Instruction:
Write the listing below out again exactly, dropping the images.

Supplied material:
========

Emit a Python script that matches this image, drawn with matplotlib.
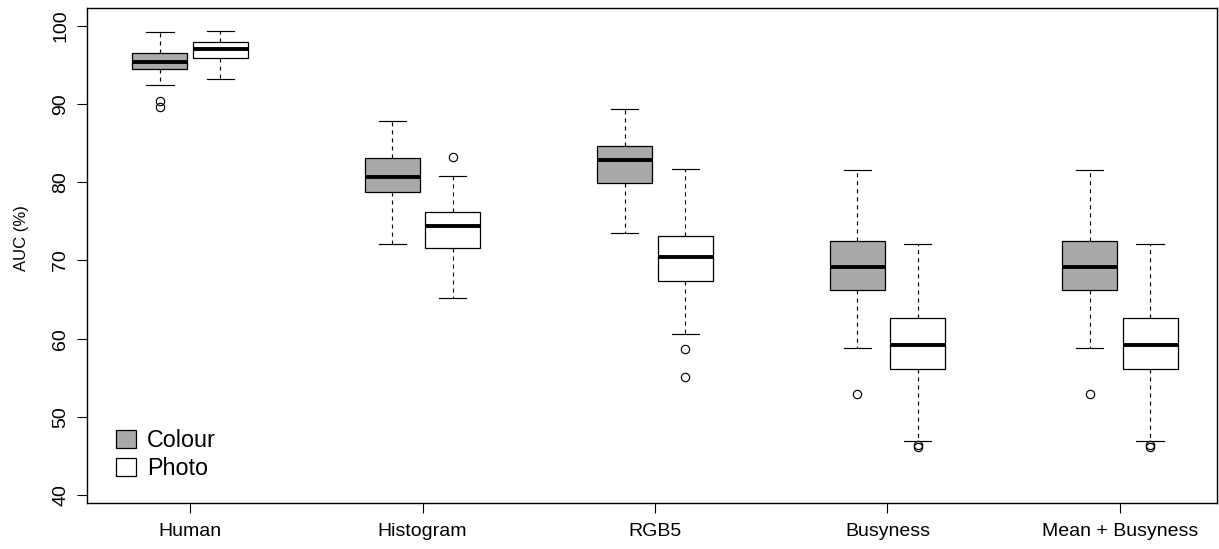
import matplotlib.pyplot as plt
from matplotlib.patches import Patch


# =====================================================
# DATA
# =====================================================

methods = ["Human", "Histogram", "RGB5", "Busyness", "Mean + Busyness"]
series = ["Colour", "Photo"]

# colour condition
colour_whislo = [92.45, 72.15, 73.48, 58.85, 58.85]
colour_q1 = [94.5, 78.72, 79.87, 66.2, 66.2]
colour_med = [95.43, 80.68, 82.82, 69.15, 69.15]
colour_q3 = [96.5, 83.15, 84.6, 72.55, 72.55]
colour_whishi = [99.23, 87.88, 89.38, 81.6, 81.6]
colour_fliers = [[90.44, 89.6], [], [], [52.95], [52.95]]

# photo condition
photo_whislo = [93.22, 65.2, 60.64, 46.91, 46.91]
photo_q1 = [95.9, 71.64, 67.42, 56.14, 56.14]
photo_med = [97.02, 74.45, 70.49, 59.13, 59.13]
photo_q3 = [97.91, 76.16, 73.13, 62.66, 62.66]
photo_whishi = [99.32, 80.85, 81.74, 72.07, 72.07]
photo_fliers = [[], [83.24], [58.68, 55.13], [46.2, 46.35], [46.2, 46.35]]

yticks = [40, 50, 60, 70, 80, 90, 100]


# =====================================================
# BUILD STATS
# =====================================================

def make_stats(lo, q1, med, q3, hi, fl):
    return [
        dict(whislo=lo[i], q1=q1[i], med=med[i], q3=q3[i],
             whishi=hi[i], fliers=fl[i])
        for i in range(len(methods))
    ]


colour_stats = make_stats(colour_whislo, colour_q1, colour_med,
                          colour_q3, colour_whishi, colour_fliers)
photo_stats = make_stats(photo_whislo, photo_q1, photo_med,
                         photo_q3, photo_whishi, photo_fliers)


# =====================================================
# PLOT
# =====================================================

plt.rcParams["font.family"] = ["Liberation Sans", "DejaVu Sans"]

fig = plt.figure(figsize=(12.19, 5.49), dpi=100)
ax = fig.add_axes([0.0716, 0.0829, 0.9265, 0.9034])

box_w = 0.236
offset = 0.13
centers = list(range(len(methods)))

fills = {"Colour": "#a9a9a9", "Photo": "white"}

for stats, name, sign in [(colour_stats, "Colour", -1),
                          (photo_stats, "Photo", 1)]:

    ax.bxp(
        stats,
        positions=[c + sign * offset for c in centers],
        widths=box_w,
        capwidths=box_w / 2,
        patch_artist=True,
        manage_ticks=False,
        boxprops=dict(facecolor=fills[name], edgecolor="black",
                      linewidth=0.9),
        medianprops=dict(color="black", linewidth=2.8,
                         solid_capstyle="butt"),
        whiskerprops=dict(color="black", linewidth=0.85,
                          linestyle=(0, (3.4, 3.4))),
        capprops=dict(color="black", linewidth=0.85),
        flierprops=dict(marker="o", markerfacecolor="none",
                        markeredgecolor="black", markersize=6,
                        markeredgewidth=0.85),
    )

ax.set_xlim(-0.442, 4.416)
ax.set_ylim(38.91, 102.36)

ax.set_xticks(centers)
ax.set_xticklabels(methods, fontsize=14)
ax.set_yticks(yticks)
ax.set_yticklabels([str(t) for t in yticks], fontsize=14,
                   rotation=90, va="center")

ax.tick_params(axis="both", length=7, width=0.8, color="black")
ax.tick_params(axis="x", pad=7)
ax.tick_params(axis="y", pad=6)

for s in ax.spines.values():
    s.set_linewidth(1.0)

ax.set_ylabel("AUC (%)", fontsize=12)
ax.yaxis.set_label_coords(-0.052, 0.535)

handles = [
    Patch(facecolor=fills[n], edgecolor="black", linewidth=0.9)
    for n in series
]

ax.legend(
    handles,
    series,
    loc="upper left",
    bbox_to_anchor=(0.0254, 0.15),
    frameon=False,
    fontsize=16.8,
    handlelength=0.84,
    handleheight=0.84,
    handletextpad=0.5,
    labelspacing=0.22,
    borderpad=0,
    borderaxespad=0,
)

plt.savefig("out.png", dpi=100)
plt.close()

========

Final result:
Emit a Python script that matches this image, drawn with matplotlib.
import matplotlib.pyplot as plt
from matplotlib.patches import Patch


# =====================================================
# DATA
# =====================================================

methods = ["Human", "Histogram", "RGB5", "Busyness", "Mean + Busyness"]
series = ["Colour", "Photo"]

# colour condition
colour_whislo = [92.45, 72.15, 73.48, 58.85, 58.85]
colour_q1 = [94.5, 78.72, 79.87, 66.2, 66.2]
colour_med = [95.43, 80.68, 82.82, 69.15, 69.15]
colour_q3 = [96.5, 83.15, 84.6, 72.55, 72.55]
colour_whishi = [99.23, 87.88, 89.38, 81.6, 81.6]
colour_fliers = [[90.44, 89.6], [], [], [52.95], [52.95]]

# photo condition
photo_whislo = [93.22, 65.2, 60.64, 46.91, 46.91]
photo_q1 = [95.9, 71.64, 67.42, 56.14, 56.14]
photo_med = [97.02, 74.45, 70.49, 59.13, 59.13]
photo_q3 = [97.91, 76.16, 73.13, 62.66, 62.66]
photo_whishi = [99.32, 80.85, 81.74, 72.07, 72.07]
photo_fliers = [[], [83.24], [58.68, 55.13], [46.2, 46.35], [46.2, 46.35]]

yticks = [40, 50, 60, 70, 80, 90, 100]


# =====================================================
# BUILD STATS
# =====================================================

def make_stats(lo, q1, med, q3, hi, fl):
    return [
        dict(whislo=lo[i], q1=q1[i], med=med[i], q3=q3[i],
             whishi=hi[i], fliers=fl[i])
        for i in range(len(methods))
    ]


colour_stats = make_stats(colour_whislo, colour_q1, colour_med,
                          colour_q3, colour_whishi, colour_fliers)
photo_stats = make_stats(photo_whislo, photo_q1, photo_med,
                         photo_q3, photo_whishi, photo_fliers)


# =====================================================
# PLOT
# =====================================================

plt.rcParams["font.family"] = ["Liberation Sans", "DejaVu Sans"]

fig = plt.figure(figsize=(12.19, 5.49), dpi=100)
ax = fig.add_axes([0.0716, 0.0829, 0.9265, 0.9034])

box_w = 0.236
offset = 0.13
centers = list(range(len(methods)))

fills = {"Colour": "#a9a9a9", "Photo": "white"}

for stats, name, sign in [(colour_stats, "Colour", -1),
                          (photo_stats, "Photo", 1)]:

    ax.bxp(
        stats,
        positions=[c + sign * offset for c in centers],
        widths=box_w,
        capwidths=box_w / 2,
        patch_artist=True,
        manage_ticks=False,
        boxprops=dict(facecolor=fills[name], edgecolor="black",
                      linewidth=0.9),
        medianprops=dict(color="black", linewidth=2.8,
                         solid_capstyle="butt"),
        whiskerprops=dict(color="black", linewidth=0.85,
                          linestyle=(0, (3.4, 3.4))),
        capprops=dict(color="black", linewidth=0.85),
        flierprops=dict(marker="o", markerfacecolor="none",
                        markeredgecolor="black", markersize=6,
                        markeredgewidth=0.85),
    )

ax.set_xlim(-0.442, 4.416)
ax.set_ylim(38.91, 102.36)

ax.set_xticks(centers)
ax.set_xticklabels(methods, fontsize=14)
ax.set_yticks(yticks)
ax.set_yticklabels([str(t) for t in yticks], fontsize=14,
                   rotation=90, va="center")

ax.tick_params(axis="both", length=7, width=0.8, color="black")
ax.tick_params(axis="x", pad=7)
ax.tick_params(axis="y", pad=6)

for s in ax.spines.values():
    s.set_linewidth(1.0)

ax.set_ylabel("AUC (%)", fontsize=12)
ax.yaxis.set_label_coords(-0.052, 0.535)

handles = [
    Patch(facecolor=fills[n], edgecolor="black", linewidth=0.9)
    for n in series
]

ax.legend(
    handles,
    series,
    loc="upper left",
    bbox_to_anchor=(0.0254, 0.15),
    frameon=False,
    fontsize=16.8,
    handlelength=0.84,
    handleheight=0.84,
    handletextpad=0.5,
    labelspacing=0.22,
    borderpad=0,
    borderaxespad=0,
)

plt.savefig("out.png", dpi=100)
plt.close()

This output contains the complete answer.